Munk was born in Budapest, Hungary in 1927. When the Nazis invaded in 1944, he escaped with his family, ultimately arriving in Toronto in 1948 at the age of 20. An immigrant with neither social connections nor a command of English, Munk nevertheless felt welcomed by Canadians, and would go on to profess a lifelong love of his adoptive country. In 2011, he remarked, “This is a country that does not ask about your origins but concerns itself with your destiny.”

Munk founded Barrick in 1983 and built it into the world’s largest gold mining company in less than twenty-five years. He did so by leading a small team of partners who trusted one another implicitly and who together balanced boldness and prudence in the pursuit of fierce entrepreneurial ambitions.

One of Canada’s most significant philanthropists, Munk donated nearly $300 million to causes and institutions that were close to his heart. With his wife, Melanie, he established the Peter Munk Cardiac Centre at the Toronto General Hospital in 1997. Munk donated more than $175 million to the institution, including a $100 million contribution in 2017 that remains the largest single gift ever made to a Canadian hospital. To his alma mater, the University of Toronto, Munk gave $47 million to create what has become Canada’s preeminent degree-granting institution for the research and study of global affairs, the Munk School of Global Affairs. In 2008, he founded The Munk Debates, which quickly became Canada’s most important public policy debate series, bringing the world’s brightest minds together to debate the biggest issues of our time.

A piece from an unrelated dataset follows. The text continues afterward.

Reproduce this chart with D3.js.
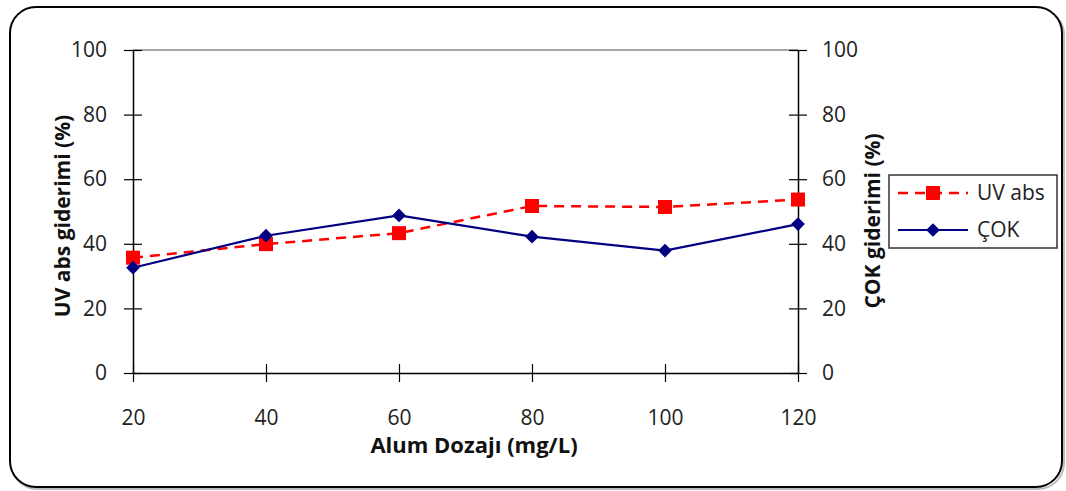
<!DOCTYPE html>
<html>
<head>
<meta charset="utf-8">
<script src="https://cdn.jsdelivr.net/npm/d3@7"></script>
<style>
  body { margin: 0; background: #fff; }
  text { font-family: "Open Sans", sans-serif; }
</style>
</head>
<body>
<div id="chart"></div>
<script>
var w = 1066;
var h = 491;

// data
var doses = [20, 40, 60, 80, 100, 120];
var uvAbs = [35.7, 39.9, 43.3, 51.7, 51.4, 53.7];
var cok = [32.6, 42.5, 48.8, 42.2, 37.9, 46.1];
var yTicks = [0, 20, 40, 60, 80, 100];
var seriesNames = ["UV abs", "ÇOK"];

var plotLeft = 133, plotRight = 798, plotTop = 50, plotBottom = 373;

var svg = d3.select("#chart")
    .append("svg")
    .attr("width", w)
    .attr("height", h);

// outer frame
svg.append("rect")
    .attr("x", 11).attr("y", 9)
    .attr("width", 1053).attr("height", 480)
    .attr("rx", 26).attr("ry", 26)
    .style("fill", "none")
    .style("stroke", "#bbb")
    .style("stroke-width", 2);
svg.append("rect")
    .attr("x", 10).attr("y", 7)
    .attr("width", 1052).attr("height", 480)
    .attr("rx", 26).attr("ry", 26)
    .style("fill", "#fff")
    .style("stroke", "#000")
    .style("stroke-width", 2);

var xScale = d3.scaleLinear()
    .domain([20, 120])
    .range([plotLeft, plotRight]);

var yScale = d3.scaleLinear()
    .domain([0, 100])
    .range([plotBottom, plotTop]);

// top border of plot area
svg.append("line")
    .attr("x1", plotLeft).attr("x2", plotRight)
    .attr("y1", plotTop).attr("y2", plotTop)
    .style("stroke", "#888")
    .style("stroke-width", 1.5);

var styleAxis = function(g) {
    g.select(".domain").style("stroke", "#000").style("stroke-width", 1.5);
    g.selectAll(".tick line").style("stroke", "#000").style("stroke-width", 1.2);
    g.selectAll(".tick text")
        .style("font-size", "21px")
        .style("font-family", "'Open Sans', sans-serif")
        .style("fill", "#222");
};

var xAxis = svg.append("g")
    .attr("transform", "translate(0," + plotBottom + ")")
    .call(d3.axisBottom(xScale).tickValues(doses).tickSize(9).tickSizeOuter(0).tickPadding(28));
styleAxis(xAxis);
xAxis.selectAll(".tick line").attr("y1", -9);

var yAxisL = svg.append("g")
    .attr("transform", "translate(" + plotLeft + ",0)")
    .call(d3.axisLeft(yScale).tickValues(yTicks).tickSize(9).tickSizeOuter(0).tickPadding(17));
styleAxis(yAxisL);
yAxisL.selectAll(".tick line").attr("x1", 9);

var yAxisR = svg.append("g")
    .attr("transform", "translate(" + plotRight + ",0)")
    .call(d3.axisRight(yScale).tickValues(yTicks).tickSize(9).tickSizeOuter(0).tickPadding(15));
styleAxis(yAxisR);
yAxisR.selectAll(".tick line").attr("x1", -9);

// axis titles
svg.append("text")
    .attr("x", 474)
    .attr("y", 453)
    .attr("text-anchor", "middle")
    .style("font-size", "22px")
    .style("font-weight", "bold")
    .style("fill", "#111")
    .text("Alum Dozajı (mg/L)");

svg.append("text")
    .attr("transform", "translate(70,216) rotate(-90)")
    .attr("text-anchor", "middle")
    .style("font-size", "21px")
    .style("font-weight", "bold")
    .style("fill", "#111")
    .text("UV abs giderimi (%)");

svg.append("text")
    .attr("transform", "translate(880,221) rotate(-90)")
    .attr("text-anchor", "middle")
    .style("font-size", "21px")
    .style("font-weight", "bold")
    .style("fill", "#111")
    .text("ÇOK giderimi (%)");

var line = d3.line()
    .x(function(d, i) { return xScale(doses[i]); })
    .y(function(d) { return yScale(d); });

// UV abs series
svg.append("path")
    .datum(uvAbs)
    .attr("d", line)
    .style("fill", "none")
    .style("stroke", "#ff0000")
    .style("stroke-width", 2.5)
    .style("stroke-dasharray", "10,7");

svg.selectAll(".uv")
    .data(uvAbs)
    .enter().append("rect")
    .attr("class", "uv")
    .attr("x", function(d, i) { return xScale(doses[i]) - 7; })
    .attr("y", function(d) { return yScale(d) - 7; })
    .attr("width", 14).attr("height", 14)
    .style("fill", "#ff0000");

// ÇOK series
svg.append("path")
    .datum(cok)
    .attr("d", line)
    .style("fill", "none")
    .style("stroke", "#000080")
    .style("stroke-width", 2.2);

var diamond = d3.symbol().type(d3.symbolDiamond2).size(120);

svg.selectAll(".cok")
    .data(cok)
    .enter().append("path")
    .attr("class", "cok")
    .attr("d", diamond)
    .attr("transform", function(d, i) { return "translate(" + xScale(doses[i]) + "," + yScale(d) + ")"; })
    .style("fill", "#000080");

// legend
var legend = svg.append("g");
legend.append("rect")
    .attr("x", 889).attr("y", 175)
    .attr("width", 168).attr("height", 73)
    .style("fill", "#fff")
    .style("stroke", "#333")
    .style("stroke-width", 1.5);

var legY = [193, 230];
legend.append("line")
    .attr("x1", 898).attr("x2", 968)
    .attr("y1", legY[0]).attr("y2", legY[0])
    .style("stroke", "#ff0000")
    .style("stroke-width", 2.5)
    .style("stroke-dasharray", "10,7");
legend.append("rect")
    .attr("x", 926).attr("y", legY[0] - 7)
    .attr("width", 14).attr("height", 14)
    .style("fill", "#ff0000");
legend.append("line")
    .attr("x1", 898).attr("x2", 968)
    .attr("y1", legY[1]).attr("y2", legY[1])
    .style("stroke", "#000080")
    .style("stroke-width", 2.2);
legend.append("path")
    .attr("d", diamond)
    .attr("transform", "translate(933," + legY[1] + ")")
    .style("fill", "#000080");

legend.selectAll(".legtext")
    .data(seriesNames)
    .enter().append("text")
    .attr("x", 977)
    .attr("y", function(d, i) { return legY[i] + 7; })
    .style("font-size", "21px")
    .style("fill", "#222")
    .text(function(d) { return d; });
</script>
</body>
</html>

For his leadership as an entrepreneur and philanthropist, Munk received numerous awards and honors, including honorary doctorates from the University of Toronto, Concordia University, Bishop’s University, and the Technion-Israel Institute of Technology. In 2008, he was named a Companion of the Order of Canada, the country’s highest civilian honour, limited to no more than 165 living Canadians at any one time.

Surviving Munk is Melanie, his wife of 45 years; five children (Anthony, Nina, Marc-David, Natalie, and Cheyne); and 14 grandchildren.

Please visit www.barrick.com/peter-munk for more about the life of Peter Munk.

His memory lives on with more than 10,000 Barrick employees on five continents, as well as the countless individuals and communities he touched through his philanthropy in Canada and around the world.